South Africa leads the innovation space with the introduction of prepaid airtime by Vodacom but before that Mark Shuttleworth built Thawte and sold it to Verisign in 1999 for more than half a billion dollars, opening the floodgate of many exits to follow from his investment vehicle. Fundamo, a mobile money financial services platform which was partly owned by Here Be Dragon (HBD), Mark Shuttleworth’s investment vehicle exited to Visa for 110M USD in 2011 and in that same year Twangoo sold to Groupon for an undisclosed amount. In January 2015, Garmin, the satellite navigation multinational bought iKubu, a backtracker bicycle radar technology company and in May, Automattic, the parent company of WordPress acquired Woothemes, a Wordpress plugin for 30M USD. These exits are a proof that South Africa has long being building global technology companies making it the country with the most exits among the KINGS countries.

Steve Case, Co-Founder of AOL and now Chairman of Revolution and his wife Jean Case, CEO of the Case Foundation recently visited three of the KINGS countries, Kenya, Ghana and Nigeria. Steve observed that, “the most exciting thing I’ve seen {in Africa} is great entrepreneurs…they really have great ideas. Some of them are going to be great businesses that change the world and create a lot of value and create a lot of jobs. It has been encouraging.” Jean said, “you know I have also tried to underscore that the other area that is very impressive here, is the degree of participation by women in the entrepreneurial sector. Everywhere we’ve gone, we’ve seen amazingly talented strong women really bringing it on.”
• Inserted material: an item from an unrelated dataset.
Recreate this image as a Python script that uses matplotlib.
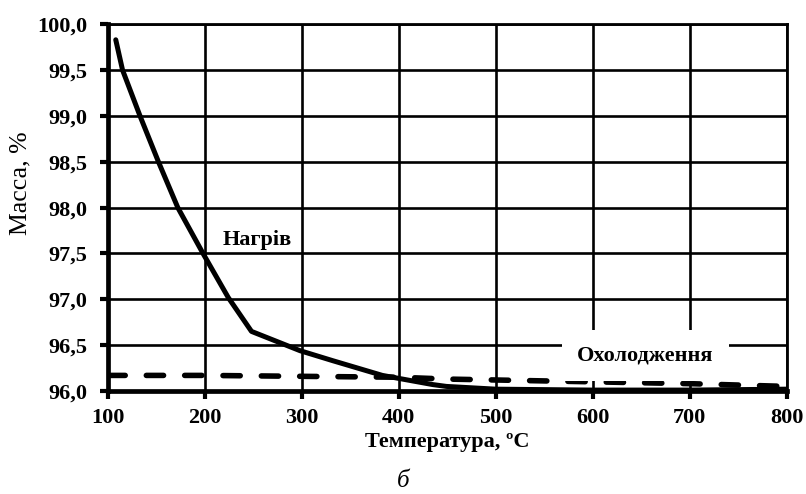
import matplotlib
matplotlib.use("Agg")
import matplotlib.pyplot as plt

# Нагрів (heating) curve
heat_T = [108, 115, 133, 152, 172, 198, 224, 248, 298, 332, 383, 435, 449, 500, 600, 700, 800]
heat_m = [99.83, 99.5, 99.0, 98.5, 98.0, 97.5, 97.02, 96.65, 96.44, 96.33, 96.17, 96.07,
          96.05, 96.02, 96.01, 96.01, 96.02]

# Охолодження (cooling) curve
cool_T = [100, 200, 300, 400, 450, 500, 600, 700, 800]
cool_m = [96.17, 96.17, 96.16, 96.15, 96.13, 96.12, 96.10, 96.08, 96.05]

x_ticks = [100, 200, 300, 400, 500, 600, 700, 800]
y_ticks = [96.0, 96.5, 97.0, 97.5, 98.0, 98.5, 99.0, 99.5, 100.0]

plt.rcParams['font.family'] = ['Liberation Serif', 'DejaVu Serif']

fig = plt.figure(figsize=(8.06, 4.94), dpi=100)
ax = fig.add_axes([0.134, 0.2085, 0.842, 0.7425])

# grille
ax.set_axisbelow(True)
ax.grid(True, color='black', linewidth=1.9)

ax.plot(heat_T, heat_m, color='black', linewidth=3.6, solid_capstyle='round', zorder=3)
ax.plot(cool_T, cool_m, color='black', linewidth=4.0, dashes=(3.1, 3.8),
        dash_capstyle='round', zorder=3)

ax.set_xlim(100, 800)
ax.set_ylim(96.0, 100.0)
ax.set_xticks(x_ticks)
ax.set_yticks(y_ticks)
ax.set_xticklabels([str(t) for t in x_ticks], fontsize=16, fontweight='bold')
ax.set_yticklabels([('%.1f' % v).replace('.', ',') for v in y_ticks], fontsize=16, fontweight='bold')
ax.tick_params(direction='out', length=6, width=3.0)
ax.tick_params(axis='x', pad=6)
ax.tick_params(axis='y', pad=9)

for s in ax.spines.values():
    s.set_linewidth(2.0)
ax.spines['left'].set_linewidth(3.4)
ax.spines['bottom'].set_linewidth(3.4)

ax.set_xlabel('Температура, ºC', fontsize=16, fontweight='bold', labelpad=3)
fig.text(0.025, 0.63, 'Масса, %', rotation=90, fontsize=18.5, ha='center', va='center')

ax.text(254, 97.65, 'Нагрів', fontsize=16, fontweight='bold', ha='center', va='center')
ax.text(654, 96.39, 'Охолодження', fontsize=16, fontweight='bold', ha='center', va='center',
        bbox=dict(facecolor='white', edgecolor='none', pad=11), zorder=4)

fig.text(0.5, 0.027, 'б', fontsize=18, style='italic', ha='center', va='center')

fig.savefig('out.png', dpi=100)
Eghosa Omoigui, Managing Partner of EchoVC — a Silicon Valley and Nigeria VC Fund, said, “our ideal entrepreneur has a Nigeria hustle, a Ghanaian integrity, and a Kenyan smoothness.” Allow me to add the Ivorian persistence and South African diversity — additional ingredients to make any startup successful. The KINGS countries are an embodiment of smoothness, persistence, hustle, integrity and diversity — qualities essential for entrepreneurial success. Africa is really on the move — lead by the KINGS.